# GIVEN EXERCISE
Give back exactly the lines from the beginning of the listing below to the line holding "48, 49, 50];", both ends included; the pictures stay out.

********************

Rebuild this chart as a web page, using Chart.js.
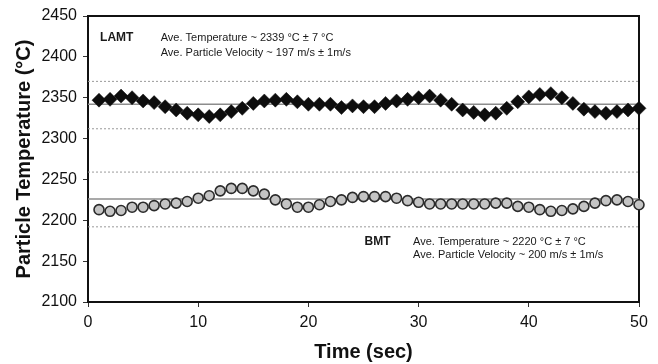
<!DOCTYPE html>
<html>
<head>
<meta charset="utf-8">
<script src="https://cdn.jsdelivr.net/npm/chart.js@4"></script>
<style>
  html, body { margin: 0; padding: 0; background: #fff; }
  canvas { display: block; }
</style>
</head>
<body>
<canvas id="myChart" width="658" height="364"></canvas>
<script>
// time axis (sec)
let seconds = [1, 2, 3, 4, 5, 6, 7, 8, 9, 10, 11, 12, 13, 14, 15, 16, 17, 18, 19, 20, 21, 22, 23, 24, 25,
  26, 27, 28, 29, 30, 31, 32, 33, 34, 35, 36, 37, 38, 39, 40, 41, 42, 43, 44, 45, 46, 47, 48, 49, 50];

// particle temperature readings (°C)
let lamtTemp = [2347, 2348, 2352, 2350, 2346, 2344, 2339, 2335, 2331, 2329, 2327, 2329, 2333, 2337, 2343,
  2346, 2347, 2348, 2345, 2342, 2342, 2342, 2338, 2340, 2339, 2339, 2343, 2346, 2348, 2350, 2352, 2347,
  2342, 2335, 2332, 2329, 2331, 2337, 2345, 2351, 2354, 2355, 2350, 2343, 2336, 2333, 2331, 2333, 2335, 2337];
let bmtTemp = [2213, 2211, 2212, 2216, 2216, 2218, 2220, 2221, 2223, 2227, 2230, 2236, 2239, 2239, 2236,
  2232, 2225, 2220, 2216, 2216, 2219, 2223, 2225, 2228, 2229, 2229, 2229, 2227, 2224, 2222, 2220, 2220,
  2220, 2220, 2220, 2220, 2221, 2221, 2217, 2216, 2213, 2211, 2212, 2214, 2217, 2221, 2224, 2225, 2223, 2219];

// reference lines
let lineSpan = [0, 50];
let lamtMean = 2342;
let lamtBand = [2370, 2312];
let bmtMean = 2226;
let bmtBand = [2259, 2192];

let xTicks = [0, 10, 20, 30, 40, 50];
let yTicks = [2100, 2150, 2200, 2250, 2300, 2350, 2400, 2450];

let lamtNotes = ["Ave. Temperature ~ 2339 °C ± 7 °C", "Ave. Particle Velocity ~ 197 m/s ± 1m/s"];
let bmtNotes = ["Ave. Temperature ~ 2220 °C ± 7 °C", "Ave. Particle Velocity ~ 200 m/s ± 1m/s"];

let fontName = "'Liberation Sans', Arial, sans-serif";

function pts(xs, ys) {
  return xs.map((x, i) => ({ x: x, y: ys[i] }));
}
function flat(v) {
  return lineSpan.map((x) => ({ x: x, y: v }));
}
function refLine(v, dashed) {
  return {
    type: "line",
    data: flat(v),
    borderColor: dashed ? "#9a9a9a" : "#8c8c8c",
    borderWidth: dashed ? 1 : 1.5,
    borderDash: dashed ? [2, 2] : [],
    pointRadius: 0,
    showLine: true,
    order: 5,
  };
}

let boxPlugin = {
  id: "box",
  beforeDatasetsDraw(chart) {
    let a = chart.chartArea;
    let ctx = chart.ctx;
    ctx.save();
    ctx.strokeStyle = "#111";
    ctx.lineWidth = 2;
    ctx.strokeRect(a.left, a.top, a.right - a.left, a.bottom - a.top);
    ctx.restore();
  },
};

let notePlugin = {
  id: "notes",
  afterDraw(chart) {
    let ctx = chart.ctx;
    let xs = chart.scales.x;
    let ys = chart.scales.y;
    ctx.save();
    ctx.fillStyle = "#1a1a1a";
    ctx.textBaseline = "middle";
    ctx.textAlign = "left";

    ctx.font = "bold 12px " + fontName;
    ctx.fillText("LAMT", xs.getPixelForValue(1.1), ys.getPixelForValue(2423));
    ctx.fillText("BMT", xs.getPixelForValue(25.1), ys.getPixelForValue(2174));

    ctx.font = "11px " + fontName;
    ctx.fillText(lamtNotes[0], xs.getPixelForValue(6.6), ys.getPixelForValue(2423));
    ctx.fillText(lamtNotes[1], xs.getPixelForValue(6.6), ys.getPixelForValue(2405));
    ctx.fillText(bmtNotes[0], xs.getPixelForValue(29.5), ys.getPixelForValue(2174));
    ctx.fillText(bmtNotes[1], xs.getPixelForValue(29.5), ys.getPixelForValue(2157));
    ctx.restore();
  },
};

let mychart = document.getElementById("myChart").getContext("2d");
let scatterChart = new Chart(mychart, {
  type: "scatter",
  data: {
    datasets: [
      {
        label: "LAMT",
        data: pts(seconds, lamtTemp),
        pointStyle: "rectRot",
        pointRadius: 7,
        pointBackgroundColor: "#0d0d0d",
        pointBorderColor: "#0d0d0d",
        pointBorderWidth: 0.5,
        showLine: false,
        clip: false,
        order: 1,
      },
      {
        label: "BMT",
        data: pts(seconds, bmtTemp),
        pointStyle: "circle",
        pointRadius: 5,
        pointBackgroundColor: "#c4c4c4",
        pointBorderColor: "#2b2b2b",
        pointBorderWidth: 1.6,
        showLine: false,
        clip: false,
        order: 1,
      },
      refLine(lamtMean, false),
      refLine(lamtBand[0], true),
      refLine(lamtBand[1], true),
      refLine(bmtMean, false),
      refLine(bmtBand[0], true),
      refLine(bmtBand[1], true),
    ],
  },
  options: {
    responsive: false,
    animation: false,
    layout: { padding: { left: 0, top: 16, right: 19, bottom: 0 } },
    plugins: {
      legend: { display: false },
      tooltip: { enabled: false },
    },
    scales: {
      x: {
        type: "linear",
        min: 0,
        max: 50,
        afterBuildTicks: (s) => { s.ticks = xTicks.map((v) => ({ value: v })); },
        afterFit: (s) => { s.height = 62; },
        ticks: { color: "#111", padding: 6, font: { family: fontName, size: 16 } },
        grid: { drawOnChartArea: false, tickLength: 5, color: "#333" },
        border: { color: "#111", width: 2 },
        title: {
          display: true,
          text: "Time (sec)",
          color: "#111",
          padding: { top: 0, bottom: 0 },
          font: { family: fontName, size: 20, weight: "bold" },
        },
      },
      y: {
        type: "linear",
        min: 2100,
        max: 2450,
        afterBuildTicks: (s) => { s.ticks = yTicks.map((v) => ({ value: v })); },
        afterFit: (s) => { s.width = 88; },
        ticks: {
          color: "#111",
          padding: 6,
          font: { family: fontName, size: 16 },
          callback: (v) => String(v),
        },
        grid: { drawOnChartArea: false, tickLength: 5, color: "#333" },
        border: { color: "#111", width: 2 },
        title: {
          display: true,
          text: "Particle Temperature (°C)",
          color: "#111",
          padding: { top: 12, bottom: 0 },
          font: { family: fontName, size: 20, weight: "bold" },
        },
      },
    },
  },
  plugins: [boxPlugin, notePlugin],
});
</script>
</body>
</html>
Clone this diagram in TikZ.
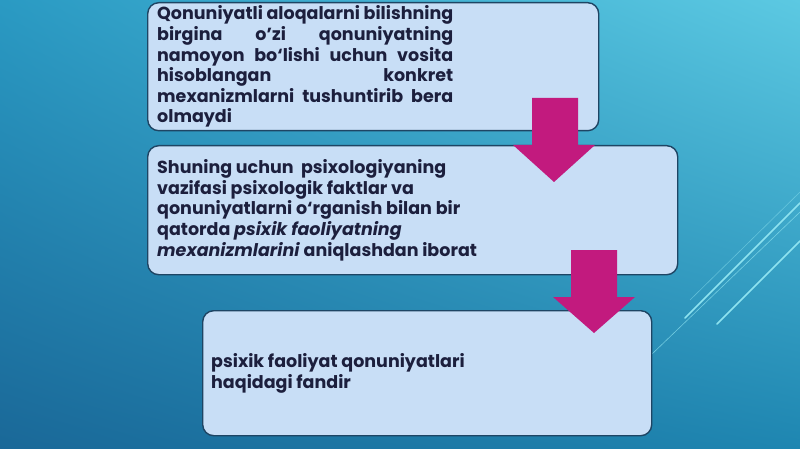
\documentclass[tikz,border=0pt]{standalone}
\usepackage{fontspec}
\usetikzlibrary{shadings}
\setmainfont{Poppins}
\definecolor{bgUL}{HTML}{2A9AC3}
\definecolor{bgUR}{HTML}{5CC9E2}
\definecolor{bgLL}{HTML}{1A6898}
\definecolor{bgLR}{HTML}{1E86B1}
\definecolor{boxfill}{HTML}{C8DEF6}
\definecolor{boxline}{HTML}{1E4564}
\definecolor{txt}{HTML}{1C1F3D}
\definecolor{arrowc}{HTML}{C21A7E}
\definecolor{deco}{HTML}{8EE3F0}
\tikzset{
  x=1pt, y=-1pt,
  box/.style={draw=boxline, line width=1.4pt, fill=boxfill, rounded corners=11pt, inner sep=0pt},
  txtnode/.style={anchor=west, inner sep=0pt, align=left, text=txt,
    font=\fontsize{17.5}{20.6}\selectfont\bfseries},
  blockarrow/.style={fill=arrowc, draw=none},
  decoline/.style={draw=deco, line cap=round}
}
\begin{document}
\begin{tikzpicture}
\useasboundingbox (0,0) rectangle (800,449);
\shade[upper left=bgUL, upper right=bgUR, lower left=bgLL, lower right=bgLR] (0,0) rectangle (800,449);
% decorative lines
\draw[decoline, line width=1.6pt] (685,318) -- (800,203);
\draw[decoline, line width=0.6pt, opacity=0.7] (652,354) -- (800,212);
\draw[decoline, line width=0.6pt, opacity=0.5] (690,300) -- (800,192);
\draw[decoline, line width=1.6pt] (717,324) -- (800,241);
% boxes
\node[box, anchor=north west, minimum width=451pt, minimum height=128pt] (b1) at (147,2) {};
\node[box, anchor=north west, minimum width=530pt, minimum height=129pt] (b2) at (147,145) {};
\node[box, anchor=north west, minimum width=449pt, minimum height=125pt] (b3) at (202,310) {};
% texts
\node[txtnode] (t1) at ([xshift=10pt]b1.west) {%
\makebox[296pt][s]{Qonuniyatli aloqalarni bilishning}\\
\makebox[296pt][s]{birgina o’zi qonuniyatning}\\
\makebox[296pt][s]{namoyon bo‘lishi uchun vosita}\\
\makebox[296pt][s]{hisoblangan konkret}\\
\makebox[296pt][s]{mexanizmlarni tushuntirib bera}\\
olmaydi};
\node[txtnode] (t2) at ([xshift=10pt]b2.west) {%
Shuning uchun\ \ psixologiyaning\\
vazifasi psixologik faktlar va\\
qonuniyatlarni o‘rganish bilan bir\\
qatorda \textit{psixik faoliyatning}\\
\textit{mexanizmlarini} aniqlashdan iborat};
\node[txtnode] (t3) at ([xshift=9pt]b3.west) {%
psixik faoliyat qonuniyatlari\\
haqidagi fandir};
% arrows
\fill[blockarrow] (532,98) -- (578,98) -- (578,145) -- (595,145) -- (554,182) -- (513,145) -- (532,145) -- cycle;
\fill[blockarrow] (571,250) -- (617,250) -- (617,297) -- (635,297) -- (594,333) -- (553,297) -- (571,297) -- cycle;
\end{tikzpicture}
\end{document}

********************

# WORKED ANSWER
Rebuild this chart as a web page, using Chart.js.
<!DOCTYPE html>
<html>
<head>
<meta charset="utf-8">
<script src="https://cdn.jsdelivr.net/npm/chart.js@4"></script>
<style>
  html, body { margin: 0; padding: 0; background: #fff; }
  canvas { display: block; }
</style>
</head>
<body>
<canvas id="myChart" width="658" height="364"></canvas>
<script>
// time axis (sec)
let seconds = [1, 2, 3, 4, 5, 6, 7, 8, 9, 10, 11, 12, 13, 14, 15, 16, 17, 18, 19, 20, 21, 22, 23, 24, 25,
  26, 27, 28, 29, 30, 31, 32, 33, 34, 35, 36, 37, 38, 39, 40, 41, 42, 43, 44, 45, 46, 47, 48, 49, 50];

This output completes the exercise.